--- Begin DATASET SECTION ---

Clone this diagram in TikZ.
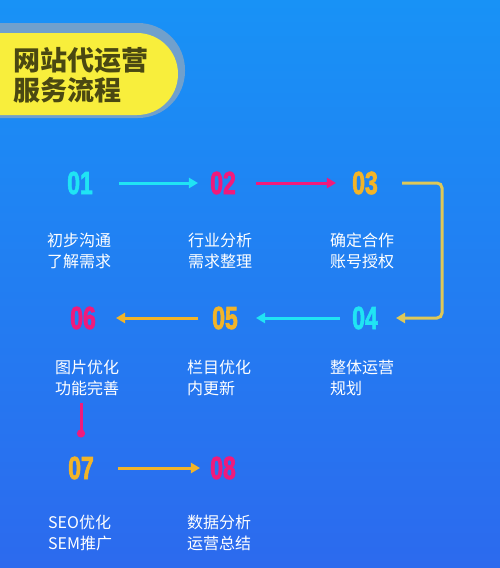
\documentclass[tikz,border=0pt]{standalone}
\usepackage{fontspec}
\usepackage{graphicx}
\usetikzlibrary{arrows.meta}
\setmainfont{Noto Sans CJK SC}
\newfontfamily\numfont{Liberation Sans}[BoldFeatures={FakeBold=2.5}]
\definecolor{bgtop}{RGB}{24,146,246}
\definecolor{bgbot}{RGB}{44,106,238}
\definecolor{qing}{RGB}{32,228,244}
\definecolor{hong}{RGB}{240,26,124}
\definecolor{jin}{RGB}{242,180,40}
\definecolor{tu}{RGB}{222,200,88}
\definecolor{huang}{RGB}{248,238,60}
\definecolor{mo}{RGB}{74,72,18}
\definecolor{waikuang}{RGB}{112,160,204}
\newcommand\shu[1]{\scalebox{0.72}[1]{#1}}
\tikzset{
  num/.style={inner sep=0pt, font=\numfont\bfseries\fontsize{32}{32}\selectfont},
  lab/.style={anchor=base west, align=left, inner sep=0pt, text=white,
    font=\fontsize{16}{21}\selectfont},
  liu/.style={line width=3pt, -{Triangle[length=9pt,width=10pt]}}
}

\begin{document}
\begin{tikzpicture}[x=1pt,y=-1pt]
        \useasboundingbox (0,0) rectangle (500,568);
        % 背景
        \shade[top color=bgtop, bottom color=bgbot] (0,0) rectangle (500,568);

        % 标题
        \fill[waikuang, rounded corners=47pt] (-60,23) rectangle (185,118);
        \fill[huang, rounded corners=41pt] (-60,33) rectangle (178,115);
        \node[anchor=base west, align=left, inner sep=0pt, text=mo,
          font=\bfseries\fontsize{27}{30}\selectfont] (biaoti) at (13,100) {网站代运营\\服务流程};

        % 步骤编号
        \node[num, text=qing] (n01) at (80,183) {\shu{01}};
        \node[num, text=hong] (n02) at (223,183) {\shu{02}};
        \node[num, text=jin]  (n03) at (365,183) {\shu{03}};
        \node[num, text=qing] (n04) at (365,318) {\shu{04}};
        \node[num, text=jin]  (n05) at (225,318) {\shu{05}};
        \node[num, text=hong] (n06) at (83,318) {\shu{06}};
        \node[num, text=jin]  (n07) at (81,468) {\shu{07}};
        \node[num, text=hong] (n08) at (223,468) {\shu{08}};

        % 步骤说明
        \node[lab] (l01) at (47,267) {初步沟通\\了解需求};
        \node[lab] (l02) at (188,267) {行业分析\\需求整理};
        \node[lab] (l03) at (330,267) {确定合作\\账号授权};
        \node[lab] (l04) at (330,394) {整体运营\\规划};
        \node[lab] (l05) at (187,394) {栏目优化\\内更新};
        \node[lab] (l06) at (55,394) {图片优化\\功能完善};
        \node[lab] (l07) at (48,549) {SEO优化\\SEM推广};
        \node[lab] (l08) at (187,549) {数据分析\\运营总结};

        % 连线
        \coordinate (guai) at (442,250);
        \draw[liu, qing, shorten <=26pt, shorten >=12pt] (n01) -- (n02);
        \draw[liu, hong, shorten <=20pt, shorten >=16pt] (n02) -- (n03);
        \draw[liu, tu, rounded corners=5pt, shorten <=24pt, shorten >=18pt] (n03) -| (guai) |- (n04);
        \draw[liu, qing, shorten <=12pt, shorten >=18pt] (n04) -- (n05);
        \draw[liu, jin, shorten <=14pt, shorten >=20pt] (n05) -- (n06);
        \draw[line width=3pt, hong, -{Circle[length=8pt]}, shorten <=7pt, shorten >=19pt] (l06.south -| n07) -- (n07);
        \draw[liu, jin, shorten <=24pt, shorten >=10pt] (n07) -- (n08);
\end{tikzpicture}
\end{document}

--- End DATASET SECTION ---

• **WRITTEN REQUEST**: Give an exact copy of the material, leaving out every picture.

• **EXPECTED ANSWER**:
Clone this diagram in TikZ.
\documentclass[tikz,border=0pt]{standalone}
\usepackage{fontspec}
\usepackage{graphicx}
\usetikzlibrary{arrows.meta}
\setmainfont{Noto Sans CJK SC}
\newfontfamily\numfont{Liberation Sans}[BoldFeatures={FakeBold=2.5}]
\definecolor{bgtop}{RGB}{24,146,246}
\definecolor{bgbot}{RGB}{44,106,238}
\definecolor{qing}{RGB}{32,228,244}
\definecolor{hong}{RGB}{240,26,124}
\definecolor{jin}{RGB}{242,180,40}
\definecolor{tu}{RGB}{222,200,88}
\definecolor{huang}{RGB}{248,238,60}
\definecolor{mo}{RGB}{74,72,18}
\definecolor{waikuang}{RGB}{112,160,204}
\newcommand\shu[1]{\scalebox{0.72}[1]{#1}}
\tikzset{
  num/.style={inner sep=0pt, font=\numfont\bfseries\fontsize{32}{32}\selectfont},
  lab/.style={anchor=base west, align=left, inner sep=0pt, text=white,
    font=\fontsize{16}{21}\selectfont},
  liu/.style={line width=3pt, -{Triangle[length=9pt,width=10pt]}}
}

\begin{document}
\begin{tikzpicture}[x=1pt,y=-1pt]
        \useasboundingbox (0,0) rectangle (500,568);
        % 背景
        \shade[top color=bgtop, bottom color=bgbot] (0,0) rectangle (500,568);

        % 标题
        \fill[waikuang, rounded corners=47pt] (-60,23) rectangle (185,118);
        \fill[huang, rounded corners=41pt] (-60,33) rectangle (178,115);
        \node[anchor=base west, align=left, inner sep=0pt, text=mo,
          font=\bfseries\fontsize{27}{30}\selectfont] (biaoti) at (13,100) {网站代运营\\服务流程};

        % 步骤编号
        \node[num, text=qing] (n01) at (80,183) {\shu{01}};
        \node[num, text=hong] (n02) at (223,183) {\shu{02}};
        \node[num, text=jin]  (n03) at (365,183) {\shu{03}};
        \node[num, text=qing] (n04) at (365,318) {\shu{04}};
        \node[num, text=jin]  (n05) at (225,318) {\shu{05}};
        \node[num, text=hong] (n06) at (83,318) {\shu{06}};
        \node[num, text=jin]  (n07) at (81,468) {\shu{07}};
        \node[num, text=hong] (n08) at (223,468) {\shu{08}};

        % 步骤说明
        \node[lab] (l01) at (47,267) {初步沟通\\了解需求};
        \node[lab] (l02) at (188,267) {行业分析\\需求整理};
        \node[lab] (l03) at (330,267) {确定合作\\账号授权};
        \node[lab] (l04) at (330,394) {整体运营\\规划};
        \node[lab] (l05) at (187,394) {栏目优化\\内更新};
        \node[lab] (l06) at (55,394) {图片优化\\功能完善};
        \node[lab] (l07) at (48,549) {SEO优化\\SEM推广};
        \node[lab] (l08) at (187,549) {数据分析\\运营总结};

        % 连线
        \coordinate (guai) at (442,250);
        \draw[liu, qing, shorten <=26pt, shorten >=12pt] (n01) -- (n02);
        \draw[liu, hong, shorten <=20pt, shorten >=16pt] (n02) -- (n03);
        \draw[liu, tu, rounded corners=5pt, shorten <=24pt, shorten >=18pt] (n03) -| (guai) |- (n04);
        \draw[liu, qing, shorten <=12pt, shorten >=18pt] (n04) -- (n05);
        \draw[liu, jin, shorten <=14pt, shorten >=20pt] (n05) -- (n06);
        \draw[line width=3pt, hong, -{Circle[length=8pt]}, shorten <=7pt, shorten >=19pt] (l06.south -| n07) -- (n07);
        \draw[liu, jin, shorten <=24pt, shorten >=10pt] (n07) -- (n08);
\end{tikzpicture}
\end{document}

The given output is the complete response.